After Tenji was arrested, in that evening, Woods received the news that Mapetla was died as he hang himself. Biko asked for the inquest and he received it. Wilfred Cooper agreed to represent Mapetaa’s family and biko. The main witness at the inquest was Tenjy. She was questioned about her thoughts of the death of Mapetla. She showed the judges about the torture that she and Mapetla received from the police. Albeit at the end, the judge still concluded that “The inquest finds that blame for Mapetla Mohapi’s death can be fixed on non one. The inquest closed.”
Even after Mapetla died, Biko still decided to go to Cape town. He was arrested by the police as he stepped out of his banning area. Six days later, the police drove a car through a forest to Walmer police station. In the car, there was an motionless body of Biko. The doctor arrived and examined the body. “The body was covered with bruises, the forehead and eyes seriously injured. There were cuts on his chest and lips. The doctor examined the prisoner’s eyes: he was deeply unconscious. The doctor lifted one arm; it fell back lifelessly. I was obvious that a doctor should have seen the prisoner much sooner. ”

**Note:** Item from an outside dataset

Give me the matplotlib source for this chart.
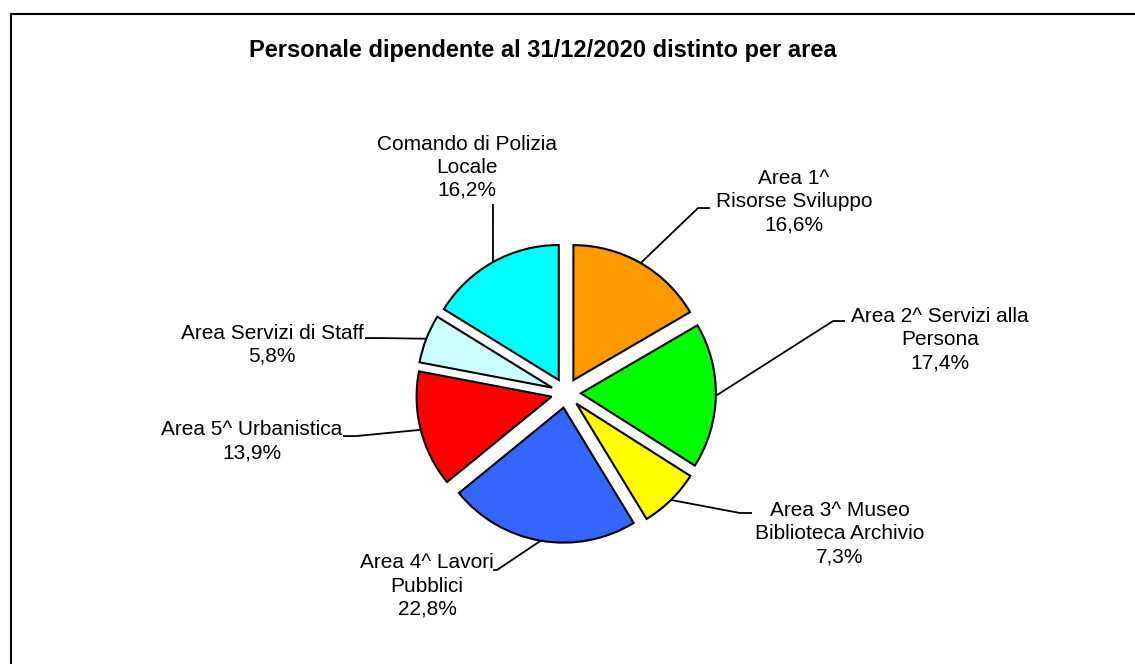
import matplotlib.pyplot as plt
import numpy as np
from matplotlib.lines import Line2D

plt.rcParams['font.family'] = ['Liberation Sans', 'DejaVu Sans']

# Staff per area at 31/12/2020 (percent of total), clockwise from 12 o'clock
areas = ["Area 1^\nRisorse Sviluppo",
         "Area 2^ Servizi alla\nPersona",
         "Area 3^ Museo\nBiblioteca Archivio",
         "Area 4^ Lavori\nPubblici",
         "Area 5^ Urbanistica",
         "Area Servizi di Staff",
         "Comando di Polizia\nLocale"]
shares = [16.6, 17.4, 7.3, 22.8, 13.9, 5.8, 16.2]
colors = ["#FF9900", "#00FF00", "#FFFF00", "#3366FF",
          "#FF0000", "#CCFFFF", "#00FFFF"]

title = "Personale dipendente al 31/12/2020 distinto per area"

EXPLODE = 0.11
W, H = 1135, 664
UNIT = 135.0           # pixels per pie radius
CX, CY = 566, 393      # pie centre, pixels from top-left

# label block centres and leader-line stubs (elbow, end), in pie-radius units
label_pos = [(1.689, 1.415), (2.770, 0.393), (2.030, -1.041), (-1.030, -1.430),
             (-2.326, -0.359), (-2.178, 0.359), (-0.733, 1.672)]
stubs = [((0.978, 1.370), (1.067, 1.370)),
         ((1.978, 0.533), (2.067, 0.533)),
         ((1.289, -0.889), (1.378, -0.889)),
         ((-0.511, -1.311), (-0.540, -1.311)),
         ((-1.556, -0.319), (-1.652, -0.319)),
         ((-1.378, 0.407), (-1.489, 0.407)),
         ((-0.541, 1.400), (-0.541, 1.400))]

fig = plt.figure(figsize=(W / 100, H / 100), dpi=100)
ax = fig.add_axes([0, 0, 1, 1])

ax.pie(shares, colors=colors, startangle=90, counterclock=False,
       explode=[EXPLODE] * len(shares), radius=1,
       wedgeprops=dict(edgecolor='black', linewidth=1.5))

ax.set_xlim(-CX / UNIT, (W - CX) / UNIT)
ax.set_ylim(-(H - CY) / UNIT, CY / UNIT)
ax.set_aspect('auto')
ax.axis('off')

# leader lines run from the middle of each wedge's arc to its label
total = sum(shares)
cum = np.cumsum([0] + shares[:-1])
for i, v in enumerate(shares):
    mid = np.radians(90 - 360 * (cum[i] + v / 2) / total)
    ax_pt = ((1 + EXPLODE) * np.cos(mid), (1 + EXPLODE) * np.sin(mid))
    (ex, ey), (tx, ty) = stubs[i]
    ax.plot([ax_pt[0], ex, tx], [ax_pt[1], ey, ty], color='black', lw=1.3,
            solid_capstyle='butt', zorder=1)
    pct = f"{v:.1f}%".replace('.', ',')
    lx, ly = label_pos[i]
    ax.text(lx, ly, f"{areas[i]}\n{pct}", ha='center', va='center',
            fontsize=15, linespacing=1.27, multialignment='center')

fig.text(543 / W, 1 - 51 / H, title, ha='center', va='center',
         fontsize=17, fontweight='bold')

# chart area border (top and left edges)
fig.add_artist(Line2D([10.5 / W, 10.5 / W], [0, 1 - 13.5 / H],
                      transform=fig.transFigure, color='black', lw=1.5))
fig.add_artist(Line2D([10.5 / W, 1], [1 - 13.5 / H, 1 - 13.5 / H],
                      transform=fig.transFigure, color='black', lw=1.5))

fig.savefig("out.png", dpi=100, facecolor='white')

Despite a severe injury, the police did not consider sending Biko to a nearby hospital for a palliation. As the result, Steve Biko was died. It shook the whole country.

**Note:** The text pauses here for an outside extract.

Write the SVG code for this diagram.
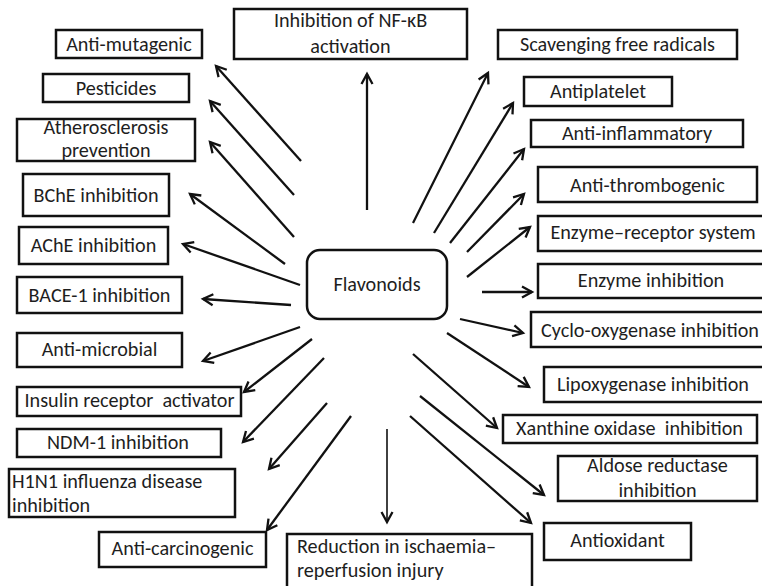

Unable to watch the unjust situation in South Africa, Woods wrote something about Steve Biko and wanted to publish the photo of the dead body of Steve Biko. At the end, he realized that what he wrote was about Biko’s ideas. However, Woods was not able to write peacefully as he now became a banned person as well. He was banned to meet with more than one person at a time, except for members of his family for five years. He was also forbidden to enter any printing offices of any kind. However, Mr. Woods still determined to write a book. With the help of his daughter, he was able to finish writing it.
Albeit, Woods could not publish it. He had a lot of arguments with his wife whenever he talked about the publication of his books. His wife were afraid of the security of the family, whereas Woods wanted to demand for justice for Steve Biko and Mapetla. However, at the end of the day, Wendy supported the idea of publishing the book as the police used a cheap trick by putting the poison powder on the t-shirt and Jane wore it and it slightly injured his eyes.
In order to publish the book, Woods used a trick to deceived the minders. He disguised himself as a priest and went to Lesotho. With the help of the neighboring country, he was able to escape and published the book.